■ Information shown
%%

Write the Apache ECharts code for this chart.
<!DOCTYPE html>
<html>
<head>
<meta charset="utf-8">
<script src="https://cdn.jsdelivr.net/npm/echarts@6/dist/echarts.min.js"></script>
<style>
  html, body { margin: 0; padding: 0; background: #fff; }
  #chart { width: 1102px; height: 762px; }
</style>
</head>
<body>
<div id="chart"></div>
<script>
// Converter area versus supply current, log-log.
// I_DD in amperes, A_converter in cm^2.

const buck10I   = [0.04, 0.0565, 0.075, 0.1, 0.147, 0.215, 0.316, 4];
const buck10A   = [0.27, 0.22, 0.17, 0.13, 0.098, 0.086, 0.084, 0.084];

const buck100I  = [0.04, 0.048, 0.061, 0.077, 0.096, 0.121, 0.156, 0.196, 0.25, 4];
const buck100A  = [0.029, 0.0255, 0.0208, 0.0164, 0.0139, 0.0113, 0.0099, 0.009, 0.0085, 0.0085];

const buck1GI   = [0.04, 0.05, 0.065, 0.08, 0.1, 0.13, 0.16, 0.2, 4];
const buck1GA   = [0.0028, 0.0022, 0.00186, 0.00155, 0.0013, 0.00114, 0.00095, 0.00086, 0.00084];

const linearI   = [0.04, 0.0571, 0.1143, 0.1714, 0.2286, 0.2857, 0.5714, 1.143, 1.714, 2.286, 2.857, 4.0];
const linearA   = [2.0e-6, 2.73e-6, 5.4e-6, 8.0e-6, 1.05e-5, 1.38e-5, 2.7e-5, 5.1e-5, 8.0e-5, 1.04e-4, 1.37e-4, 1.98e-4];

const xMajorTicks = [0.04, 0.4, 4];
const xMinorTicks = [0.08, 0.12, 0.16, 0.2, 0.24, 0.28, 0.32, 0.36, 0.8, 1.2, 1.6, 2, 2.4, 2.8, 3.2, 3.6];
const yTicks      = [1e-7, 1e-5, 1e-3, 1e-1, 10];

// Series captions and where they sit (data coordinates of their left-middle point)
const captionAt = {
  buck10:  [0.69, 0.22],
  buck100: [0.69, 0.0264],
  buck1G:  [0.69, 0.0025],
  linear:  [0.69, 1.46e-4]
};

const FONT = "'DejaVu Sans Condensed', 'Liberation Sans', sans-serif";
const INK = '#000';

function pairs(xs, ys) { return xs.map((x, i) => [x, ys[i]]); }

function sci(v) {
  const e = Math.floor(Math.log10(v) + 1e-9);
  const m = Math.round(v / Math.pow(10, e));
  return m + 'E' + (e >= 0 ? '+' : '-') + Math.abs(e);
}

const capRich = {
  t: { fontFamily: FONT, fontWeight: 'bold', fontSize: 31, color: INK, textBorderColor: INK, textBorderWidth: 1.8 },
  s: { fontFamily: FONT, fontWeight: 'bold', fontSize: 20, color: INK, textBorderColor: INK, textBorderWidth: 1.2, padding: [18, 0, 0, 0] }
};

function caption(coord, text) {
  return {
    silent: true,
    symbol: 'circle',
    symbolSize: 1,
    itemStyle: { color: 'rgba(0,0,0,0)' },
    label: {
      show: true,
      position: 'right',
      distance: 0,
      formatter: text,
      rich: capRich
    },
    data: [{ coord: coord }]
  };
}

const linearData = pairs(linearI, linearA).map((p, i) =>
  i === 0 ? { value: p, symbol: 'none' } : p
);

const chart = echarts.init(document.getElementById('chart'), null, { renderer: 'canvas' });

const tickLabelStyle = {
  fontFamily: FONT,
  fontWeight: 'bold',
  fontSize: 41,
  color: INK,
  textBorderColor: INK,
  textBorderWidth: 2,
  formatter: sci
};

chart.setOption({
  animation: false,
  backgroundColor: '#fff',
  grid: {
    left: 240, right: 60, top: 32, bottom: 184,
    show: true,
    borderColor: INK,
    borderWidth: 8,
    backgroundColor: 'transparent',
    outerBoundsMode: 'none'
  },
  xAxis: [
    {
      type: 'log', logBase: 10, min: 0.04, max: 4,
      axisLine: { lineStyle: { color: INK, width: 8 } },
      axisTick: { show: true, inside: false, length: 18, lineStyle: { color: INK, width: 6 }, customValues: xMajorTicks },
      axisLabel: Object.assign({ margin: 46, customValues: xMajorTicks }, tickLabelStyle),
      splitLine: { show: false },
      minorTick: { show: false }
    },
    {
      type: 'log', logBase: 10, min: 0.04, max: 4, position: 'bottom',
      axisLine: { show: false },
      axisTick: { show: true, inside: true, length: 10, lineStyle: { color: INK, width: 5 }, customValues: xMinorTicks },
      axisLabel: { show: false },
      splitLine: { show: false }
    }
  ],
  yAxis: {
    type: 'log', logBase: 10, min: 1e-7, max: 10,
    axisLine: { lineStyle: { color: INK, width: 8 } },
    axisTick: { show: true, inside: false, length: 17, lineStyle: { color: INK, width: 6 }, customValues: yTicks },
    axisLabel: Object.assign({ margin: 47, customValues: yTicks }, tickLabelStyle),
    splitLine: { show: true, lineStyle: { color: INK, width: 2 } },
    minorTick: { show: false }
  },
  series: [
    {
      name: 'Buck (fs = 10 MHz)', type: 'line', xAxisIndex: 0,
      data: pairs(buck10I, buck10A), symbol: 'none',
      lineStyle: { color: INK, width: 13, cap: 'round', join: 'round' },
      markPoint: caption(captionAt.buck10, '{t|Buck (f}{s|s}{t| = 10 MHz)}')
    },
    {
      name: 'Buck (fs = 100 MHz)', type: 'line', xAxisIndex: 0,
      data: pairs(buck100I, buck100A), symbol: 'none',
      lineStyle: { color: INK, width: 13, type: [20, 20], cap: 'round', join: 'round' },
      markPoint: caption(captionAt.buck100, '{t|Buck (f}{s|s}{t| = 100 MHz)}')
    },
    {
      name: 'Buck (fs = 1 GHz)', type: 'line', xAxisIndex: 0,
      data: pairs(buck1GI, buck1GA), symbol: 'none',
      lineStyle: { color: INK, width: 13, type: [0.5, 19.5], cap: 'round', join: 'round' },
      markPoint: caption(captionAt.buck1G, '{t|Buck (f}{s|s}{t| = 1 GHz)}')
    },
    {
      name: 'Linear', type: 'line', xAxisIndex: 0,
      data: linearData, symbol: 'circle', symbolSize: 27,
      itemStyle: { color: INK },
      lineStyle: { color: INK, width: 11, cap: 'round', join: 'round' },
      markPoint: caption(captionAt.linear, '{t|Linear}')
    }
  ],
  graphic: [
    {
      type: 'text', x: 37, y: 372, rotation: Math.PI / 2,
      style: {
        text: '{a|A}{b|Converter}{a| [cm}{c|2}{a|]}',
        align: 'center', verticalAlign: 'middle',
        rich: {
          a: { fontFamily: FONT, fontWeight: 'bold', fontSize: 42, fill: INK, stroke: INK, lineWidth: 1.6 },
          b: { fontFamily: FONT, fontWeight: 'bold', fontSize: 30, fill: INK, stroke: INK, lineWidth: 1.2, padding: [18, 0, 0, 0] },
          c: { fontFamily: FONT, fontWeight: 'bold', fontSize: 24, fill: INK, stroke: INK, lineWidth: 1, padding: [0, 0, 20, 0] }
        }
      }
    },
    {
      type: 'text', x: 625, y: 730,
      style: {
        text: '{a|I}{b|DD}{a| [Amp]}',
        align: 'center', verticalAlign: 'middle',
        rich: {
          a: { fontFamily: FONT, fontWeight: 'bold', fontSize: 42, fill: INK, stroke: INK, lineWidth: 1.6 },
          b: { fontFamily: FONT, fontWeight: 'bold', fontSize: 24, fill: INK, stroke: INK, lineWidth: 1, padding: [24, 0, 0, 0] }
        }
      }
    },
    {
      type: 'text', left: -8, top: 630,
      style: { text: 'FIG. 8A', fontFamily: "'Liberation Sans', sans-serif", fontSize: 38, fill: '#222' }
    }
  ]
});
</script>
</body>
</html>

%%

■ Work to be completed
Restate every line of the data word for word.

■ Exercise result
Write the Apache ECharts code for this chart.
<!DOCTYPE html>
<html>
<head>
<meta charset="utf-8">
<script src="https://cdn.jsdelivr.net/npm/echarts@6/dist/echarts.min.js"></script>
<style>
  html, body { margin: 0; padding: 0; background: #fff; }
  #chart { width: 1102px; height: 762px; }
</style>
</head>
<body>
<div id="chart"></div>
<script>
// Converter area versus supply current, log-log.
// I_DD in amperes, A_converter in cm^2.

const buck10I   = [0.04, 0.0565, 0.075, 0.1, 0.147, 0.215, 0.316, 4];
const buck10A   = [0.27, 0.22, 0.17, 0.13, 0.098, 0.086, 0.084, 0.084];

const buck100I  = [0.04, 0.048, 0.061, 0.077, 0.096, 0.121, 0.156, 0.196, 0.25, 4];
const buck100A  = [0.029, 0.0255, 0.0208, 0.0164, 0.0139, 0.0113, 0.0099, 0.009, 0.0085, 0.0085];

const buck1GI   = [0.04, 0.05, 0.065, 0.08, 0.1, 0.13, 0.16, 0.2, 4];
const buck1GA   = [0.0028, 0.0022, 0.00186, 0.00155, 0.0013, 0.00114, 0.00095, 0.00086, 0.00084];

const linearI   = [0.04, 0.0571, 0.1143, 0.1714, 0.2286, 0.2857, 0.5714, 1.143, 1.714, 2.286, 2.857, 4.0];
const linearA   = [2.0e-6, 2.73e-6, 5.4e-6, 8.0e-6, 1.05e-5, 1.38e-5, 2.7e-5, 5.1e-5, 8.0e-5, 1.04e-4, 1.37e-4, 1.98e-4];

const xMajorTicks = [0.04, 0.4, 4];
const xMinorTicks = [0.08, 0.12, 0.16, 0.2, 0.24, 0.28, 0.32, 0.36, 0.8, 1.2, 1.6, 2, 2.4, 2.8, 3.2, 3.6];
const yTicks      = [1e-7, 1e-5, 1e-3, 1e-1, 10];

// Series captions and where they sit (data coordinates of their left-middle point)
const captionAt = {
  buck10:  [0.69, 0.22],
  buck100: [0.69, 0.0264],
  buck1G:  [0.69, 0.0025],
  linear:  [0.69, 1.46e-4]
};

const FONT = "'DejaVu Sans Condensed', 'Liberation Sans', sans-serif";
const INK = '#000';

function pairs(xs, ys) { return xs.map((x, i) => [x, ys[i]]); }

function sci(v) {
  const e = Math.floor(Math.log10(v) + 1e-9);
  const m = Math.round(v / Math.pow(10, e));
  return m + 'E' + (e >= 0 ? '+' : '-') + Math.abs(e);
}

const capRich = {
  t: { fontFamily: FONT, fontWeight: 'bold', fontSize: 31, color: INK, textBorderColor: INK, textBorderWidth: 1.8 },
  s: { fontFamily: FONT, fontWeight: 'bold', fontSize: 20, color: INK, textBorderColor: INK, textBorderWidth: 1.2, padding: [18, 0, 0, 0] }
};

function caption(coord, text) {
  return {
    silent: true,
    symbol: 'circle',
    symbolSize: 1,
    itemStyle: { color: 'rgba(0,0,0,0)' },
    label: {
      show: true,
      position: 'right',
      distance: 0,
      formatter: text,
      rich: capRich
    },
    data: [{ coord: coord }]
  };
}

const linearData = pairs(linearI, linearA).map((p, i) =>
  i === 0 ? { value: p, symbol: 'none' } : p
);

const chart = echarts.init(document.getElementById('chart'), null, { renderer: 'canvas' });

const tickLabelStyle = {
  fontFamily: FONT,
  fontWeight: 'bold',
  fontSize: 41,
  color: INK,
  textBorderColor: INK,
  textBorderWidth: 2,
  formatter: sci
};

chart.setOption({
  animation: false,
  backgroundColor: '#fff',
  grid: {
    left: 240, right: 60, top: 32, bottom: 184,
    show: true,
    borderColor: INK,
    borderWidth: 8,
    backgroundColor: 'transparent',
    outerBoundsMode: 'none'
  },
  xAxis: [
    {
      type: 'log', logBase: 10, min: 0.04, max: 4,
      axisLine: { lineStyle: { color: INK, width: 8 } },
      axisTick: { show: true, inside: false, length: 18, lineStyle: { color: INK, width: 6 }, customValues: xMajorTicks },
      axisLabel: Object.assign({ margin: 46, customValues: xMajorTicks }, tickLabelStyle),
      splitLine: { show: false },
      minorTick: { show: false }
    },
    {
      type: 'log', logBase: 10, min: 0.04, max: 4, position: 'bottom',
      axisLine: { show: false },
      axisTick: { show: true, inside: true, length: 10, lineStyle: { color: INK, width: 5 }, customValues: xMinorTicks },
      axisLabel: { show: false },
      splitLine: { show: false }
    }
  ],
  yAxis: {
    type: 'log', logBase: 10, min: 1e-7, max: 10,
    axisLine: { lineStyle: { color: INK, width: 8 } },
    axisTick: { show: true, inside: false, length: 17, lineStyle: { color: INK, width: 6 }, customValues: yTicks },
    axisLabel: Object.assign({ margin: 47, customValues: yTicks }, tickLabelStyle),
    splitLine: { show: true, lineStyle: { color: INK, width: 2 } },
    minorTick: { show: false }
  },
  series: [
    {
      name: 'Buck (fs = 10 MHz)', type: 'line', xAxisIndex: 0,
      data: pairs(buck10I, buck10A), symbol: 'none',
      lineStyle: { color: INK, width: 13, cap: 'round', join: 'round' },
      markPoint: caption(captionAt.buck10, '{t|Buck (f}{s|s}{t| = 10 MHz)}')
    },
    {
      name: 'Buck (fs = 100 MHz)', type: 'line', xAxisIndex: 0,
      data: pairs(buck100I, buck100A), symbol: 'none',
      lineStyle: { color: INK, width: 13, type: [20, 20], cap: 'round', join: 'round' },
      markPoint: caption(captionAt.buck100, '{t|Buck (f}{s|s}{t| = 100 MHz)}')
    },
    {
      name: 'Buck (fs = 1 GHz)', type: 'line', xAxisIndex: 0,
      data: pairs(buck1GI, buck1GA), symbol: 'none',
      lineStyle: { color: INK, width: 13, type: [0.5, 19.5], cap: 'round', join: 'round' },
      markPoint: caption(captionAt.buck1G, '{t|Buck (f}{s|s}{t| = 1 GHz)}')
    },
    {
      name: 'Linear', type: 'line', xAxisIndex: 0,
      data: linearData, symbol: 'circle', symbolSize: 27,
      itemStyle: { color: INK },
      lineStyle: { color: INK, width: 11, cap: 'round', join: 'round' },
      markPoint: caption(captionAt.linear, '{t|Linear}')
    }
  ],
  graphic: [
    {
      type: 'text', x: 37, y: 372, rotation: Math.PI / 2,
      style: {
        text: '{a|A}{b|Converter}{a| [cm}{c|2}{a|]}',
        align: 'center', verticalAlign: 'middle',
        rich: {
          a: { fontFamily: FONT, fontWeight: 'bold', fontSize: 42, fill: INK, stroke: INK, lineWidth: 1.6 },
          b: { fontFamily: FONT, fontWeight: 'bold', fontSize: 30, fill: INK, stroke: INK, lineWidth: 1.2, padding: [18, 0, 0, 0] },
          c: { fontFamily: FONT, fontWeight: 'bold', fontSize: 24, fill: INK, stroke: INK, lineWidth: 1, padding: [0, 0, 20, 0] }
        }
      }
    },
    {
      type: 'text', x: 625, y: 730,
      style: {
        text: '{a|I}{b|DD}{a| [Amp]}',
        align: 'center', verticalAlign: 'middle',
        rich: {
          a: { fontFamily: FONT, fontWeight: 'bold', fontSize: 42, fill: INK, stroke: INK, lineWidth: 1.6 },
          b: { fontFamily: FONT, fontWeight: 'bold', fontSize: 24, fill: INK, stroke: INK, lineWidth: 1, padding: [24, 0, 0, 0] }
        }
      }
    },
    {
      type: 'text', left: -8, top: 630,
      style: { text: 'FIG. 8A', fontFamily: "'Liberation Sans', sans-serif", fontSize: 38, fill: '#222' }
    }
  ]
});
</script>
</body>
</html>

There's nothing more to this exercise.